### REQUIREMENTS
Write out the entire listing below exactly, with the pictures left out.

### DATA EXCERPT
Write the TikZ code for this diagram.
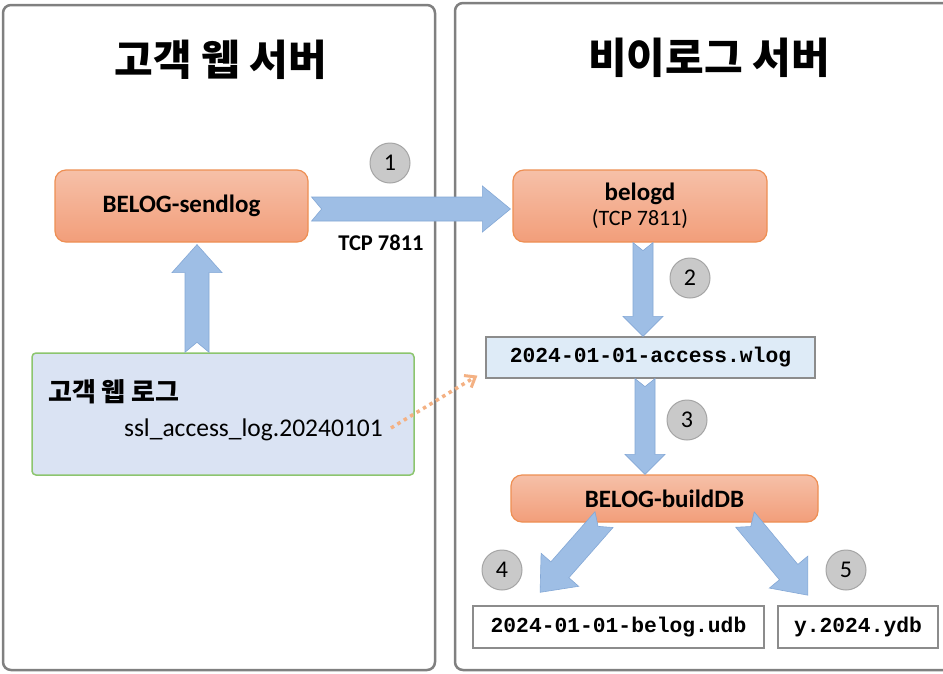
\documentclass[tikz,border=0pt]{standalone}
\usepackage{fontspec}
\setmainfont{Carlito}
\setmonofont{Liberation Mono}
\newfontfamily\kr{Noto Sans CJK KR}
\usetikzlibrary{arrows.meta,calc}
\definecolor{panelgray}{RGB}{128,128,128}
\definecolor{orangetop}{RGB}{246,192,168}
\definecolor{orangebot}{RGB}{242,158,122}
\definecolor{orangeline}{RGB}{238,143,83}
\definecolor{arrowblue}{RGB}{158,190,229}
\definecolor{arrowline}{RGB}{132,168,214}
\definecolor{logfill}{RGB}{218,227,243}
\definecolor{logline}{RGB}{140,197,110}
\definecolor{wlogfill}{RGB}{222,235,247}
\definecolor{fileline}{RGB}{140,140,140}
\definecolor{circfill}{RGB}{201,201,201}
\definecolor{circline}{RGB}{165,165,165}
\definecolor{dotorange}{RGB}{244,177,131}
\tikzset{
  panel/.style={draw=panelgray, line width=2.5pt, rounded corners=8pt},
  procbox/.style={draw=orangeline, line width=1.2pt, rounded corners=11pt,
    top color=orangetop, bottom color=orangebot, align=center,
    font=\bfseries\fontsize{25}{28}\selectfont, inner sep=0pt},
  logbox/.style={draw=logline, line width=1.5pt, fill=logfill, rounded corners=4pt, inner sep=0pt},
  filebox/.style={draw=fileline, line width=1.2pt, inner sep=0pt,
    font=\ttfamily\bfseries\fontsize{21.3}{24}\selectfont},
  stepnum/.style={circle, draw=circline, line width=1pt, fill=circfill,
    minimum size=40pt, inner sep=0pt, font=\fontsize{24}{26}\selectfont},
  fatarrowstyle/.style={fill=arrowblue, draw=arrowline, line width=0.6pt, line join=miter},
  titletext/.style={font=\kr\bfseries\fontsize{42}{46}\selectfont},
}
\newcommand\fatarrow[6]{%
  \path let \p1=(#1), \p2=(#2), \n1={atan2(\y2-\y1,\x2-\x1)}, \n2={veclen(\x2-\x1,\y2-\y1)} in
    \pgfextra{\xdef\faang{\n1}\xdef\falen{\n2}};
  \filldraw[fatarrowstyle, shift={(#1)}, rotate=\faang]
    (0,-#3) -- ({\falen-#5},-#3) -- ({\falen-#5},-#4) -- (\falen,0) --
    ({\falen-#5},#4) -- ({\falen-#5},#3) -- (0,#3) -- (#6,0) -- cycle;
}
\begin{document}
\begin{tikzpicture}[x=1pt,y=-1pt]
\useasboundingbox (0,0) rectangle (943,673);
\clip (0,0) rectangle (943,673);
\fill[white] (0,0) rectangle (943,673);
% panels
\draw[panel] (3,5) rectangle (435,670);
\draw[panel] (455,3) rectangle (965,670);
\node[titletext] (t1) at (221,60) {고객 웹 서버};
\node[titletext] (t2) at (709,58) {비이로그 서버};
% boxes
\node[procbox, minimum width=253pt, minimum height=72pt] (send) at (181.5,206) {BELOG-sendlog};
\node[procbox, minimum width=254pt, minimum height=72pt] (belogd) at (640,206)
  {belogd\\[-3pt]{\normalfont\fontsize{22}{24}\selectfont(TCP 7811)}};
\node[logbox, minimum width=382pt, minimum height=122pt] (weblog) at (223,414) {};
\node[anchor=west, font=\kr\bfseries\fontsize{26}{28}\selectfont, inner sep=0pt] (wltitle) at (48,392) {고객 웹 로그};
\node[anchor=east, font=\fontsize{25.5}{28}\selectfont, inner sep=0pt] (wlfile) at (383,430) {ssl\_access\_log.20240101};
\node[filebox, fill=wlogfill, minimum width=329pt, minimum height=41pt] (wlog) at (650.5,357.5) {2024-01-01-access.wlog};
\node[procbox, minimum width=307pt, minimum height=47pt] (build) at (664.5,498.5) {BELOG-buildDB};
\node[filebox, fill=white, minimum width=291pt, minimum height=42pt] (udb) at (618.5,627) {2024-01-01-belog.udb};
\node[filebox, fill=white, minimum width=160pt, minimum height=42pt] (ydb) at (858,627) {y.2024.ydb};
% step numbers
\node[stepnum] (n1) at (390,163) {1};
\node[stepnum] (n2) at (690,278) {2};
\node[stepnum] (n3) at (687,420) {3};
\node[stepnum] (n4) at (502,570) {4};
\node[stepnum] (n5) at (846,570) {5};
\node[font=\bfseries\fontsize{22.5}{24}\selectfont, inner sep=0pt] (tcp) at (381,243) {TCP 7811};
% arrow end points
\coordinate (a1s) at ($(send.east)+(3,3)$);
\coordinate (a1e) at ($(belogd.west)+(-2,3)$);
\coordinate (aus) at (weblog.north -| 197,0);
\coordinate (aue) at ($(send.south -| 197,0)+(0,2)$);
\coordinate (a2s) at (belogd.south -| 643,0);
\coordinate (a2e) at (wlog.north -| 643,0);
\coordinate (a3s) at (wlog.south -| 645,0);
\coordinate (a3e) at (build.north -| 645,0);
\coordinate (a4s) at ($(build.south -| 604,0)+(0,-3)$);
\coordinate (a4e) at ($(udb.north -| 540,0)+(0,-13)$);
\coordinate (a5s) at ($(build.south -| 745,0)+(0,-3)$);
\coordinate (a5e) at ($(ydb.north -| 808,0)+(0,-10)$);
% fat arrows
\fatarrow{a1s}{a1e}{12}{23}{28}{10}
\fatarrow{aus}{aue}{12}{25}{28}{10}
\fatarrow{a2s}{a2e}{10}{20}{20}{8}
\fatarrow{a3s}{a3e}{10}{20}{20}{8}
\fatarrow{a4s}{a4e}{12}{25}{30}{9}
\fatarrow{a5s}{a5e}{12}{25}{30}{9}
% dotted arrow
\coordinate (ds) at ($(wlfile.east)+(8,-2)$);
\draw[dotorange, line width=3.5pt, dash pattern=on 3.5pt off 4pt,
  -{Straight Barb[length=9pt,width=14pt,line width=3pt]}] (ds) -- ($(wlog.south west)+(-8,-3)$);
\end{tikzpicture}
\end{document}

### RESULT OF THE TASK
Write the TikZ code for this diagram.
\documentclass[tikz,border=0pt]{standalone}
\usepackage{fontspec}
\setmainfont{Carlito}
\setmonofont{Liberation Mono}
\newfontfamily\kr{Noto Sans CJK KR}
\usetikzlibrary{arrows.meta,calc}
\definecolor{panelgray}{RGB}{128,128,128}
\definecolor{orangetop}{RGB}{246,192,168}
\definecolor{orangebot}{RGB}{242,158,122}
\definecolor{orangeline}{RGB}{238,143,83}
\definecolor{arrowblue}{RGB}{158,190,229}
\definecolor{arrowline}{RGB}{132,168,214}
\definecolor{logfill}{RGB}{218,227,243}
\definecolor{logline}{RGB}{140,197,110}
\definecolor{wlogfill}{RGB}{222,235,247}
\definecolor{fileline}{RGB}{140,140,140}
\definecolor{circfill}{RGB}{201,201,201}
\definecolor{circline}{RGB}{165,165,165}
\definecolor{dotorange}{RGB}{244,177,131}
\tikzset{
  panel/.style={draw=panelgray, line width=2.5pt, rounded corners=8pt},
  procbox/.style={draw=orangeline, line width=1.2pt, rounded corners=11pt,
    top color=orangetop, bottom color=orangebot, align=center,
    font=\bfseries\fontsize{25}{28}\selectfont, inner sep=0pt},
  logbox/.style={draw=logline, line width=1.5pt, fill=logfill, rounded corners=4pt, inner sep=0pt},
  filebox/.style={draw=fileline, line width=1.2pt, inner sep=0pt,
    font=\ttfamily\bfseries\fontsize{21.3}{24}\selectfont},
  stepnum/.style={circle, draw=circline, line width=1pt, fill=circfill,
    minimum size=40pt, inner sep=0pt, font=\fontsize{24}{26}\selectfont},
  fatarrowstyle/.style={fill=arrowblue, draw=arrowline, line width=0.6pt, line join=miter},
  titletext/.style={font=\kr\bfseries\fontsize{42}{46}\selectfont},
}
\newcommand\fatarrow[6]{%
  \path let \p1=(#1), \p2=(#2), \n1={atan2(\y2-\y1,\x2-\x1)}, \n2={veclen(\x2-\x1,\y2-\y1)} in
    \pgfextra{\xdef\faang{\n1}\xdef\falen{\n2}};
  \filldraw[fatarrowstyle, shift={(#1)}, rotate=\faang]
    (0,-#3) -- ({\falen-#5},-#3) -- ({\falen-#5},-#4) -- (\falen,0) --
    ({\falen-#5},#4) -- ({\falen-#5},#3) -- (0,#3) -- (#6,0) -- cycle;
}
\begin{document}
\begin{tikzpicture}[x=1pt,y=-1pt]
\useasboundingbox (0,0) rectangle (943,673);
\clip (0,0) rectangle (943,673);
\fill[white] (0,0) rectangle (943,673);
% panels
\draw[panel] (3,5) rectangle (435,670);
\draw[panel] (455,3) rectangle (965,670);
\node[titletext] (t1) at (221,60) {고객 웹 서버};
\node[titletext] (t2) at (709,58) {비이로그 서버};
% boxes
\node[procbox, minimum width=253pt, minimum height=72pt] (send) at (181.5,206) {BELOG-sendlog};
\node[procbox, minimum width=254pt, minimum height=72pt] (belogd) at (640,206)
  {belogd\\[-3pt]{\normalfont\fontsize{22}{24}\selectfont(TCP 7811)}};
\node[logbox, minimum width=382pt, minimum height=122pt] (weblog) at (223,414) {};
\node[anchor=west, font=\kr\bfseries\fontsize{26}{28}\selectfont, inner sep=0pt] (wltitle) at (48,392) {고객 웹 로그};
\node[anchor=east, font=\fontsize{25.5}{28}\selectfont, inner sep=0pt] (wlfile) at (383,430) {ssl\_access\_log.20240101};
\node[filebox, fill=wlogfill, minimum width=329pt, minimum height=41pt] (wlog) at (650.5,357.5) {2024-01-01-access.wlog};
\node[procbox, minimum width=307pt, minimum height=47pt] (build) at (664.5,498.5) {BELOG-buildDB};
\node[filebox, fill=white, minimum width=291pt, minimum height=42pt] (udb) at (618.5,627) {2024-01-01-belog.udb};
\node[filebox, fill=white, minimum width=160pt, minimum height=42pt] (ydb) at (858,627) {y.2024.ydb};
% step numbers
\node[stepnum] (n1) at (390,163) {1};
\node[stepnum] (n2) at (690,278) {2};
\node[stepnum] (n3) at (687,420) {3};
\node[stepnum] (n4) at (502,570) {4};
\node[stepnum] (n5) at (846,570) {5};
\node[font=\bfseries\fontsize{22.5}{24}\selectfont, inner sep=0pt] (tcp) at (381,243) {TCP 7811};
% arrow end points
\coordinate (a1s) at ($(send.east)+(3,3)$);
\coordinate (a1e) at ($(belogd.west)+(-2,3)$);
\coordinate (aus) at (weblog.north -| 197,0);
\coordinate (aue) at ($(send.south -| 197,0)+(0,2)$);
\coordinate (a2s) at (belogd.south -| 643,0);
\coordinate (a2e) at (wlog.north -| 643,0);
\coordinate (a3s) at (wlog.south -| 645,0);
\coordinate (a3e) at (build.north -| 645,0);
\coordinate (a4s) at ($(build.south -| 604,0)+(0,-3)$);
\coordinate (a4e) at ($(udb.north -| 540,0)+(0,-13)$);
\coordinate (a5s) at ($(build.south -| 745,0)+(0,-3)$);
\coordinate (a5e) at ($(ydb.north -| 808,0)+(0,-10)$);
% fat arrows
\fatarrow{a1s}{a1e}{12}{23}{28}{10}
\fatarrow{aus}{aue}{12}{25}{28}{10}
\fatarrow{a2s}{a2e}{10}{20}{20}{8}
\fatarrow{a3s}{a3e}{10}{20}{20}{8}
\fatarrow{a4s}{a4e}{12}{25}{30}{9}
\fatarrow{a5s}{a5e}{12}{25}{30}{9}
% dotted arrow
\coordinate (ds) at ($(wlfile.east)+(8,-2)$);
\draw[dotorange, line width=3.5pt, dash pattern=on 3.5pt off 4pt,
  -{Straight Barb[length=9pt,width=14pt,line width=3pt]}] (ds) -- ($(wlog.south west)+(-8,-3)$);
\end{tikzpicture}
\end{document}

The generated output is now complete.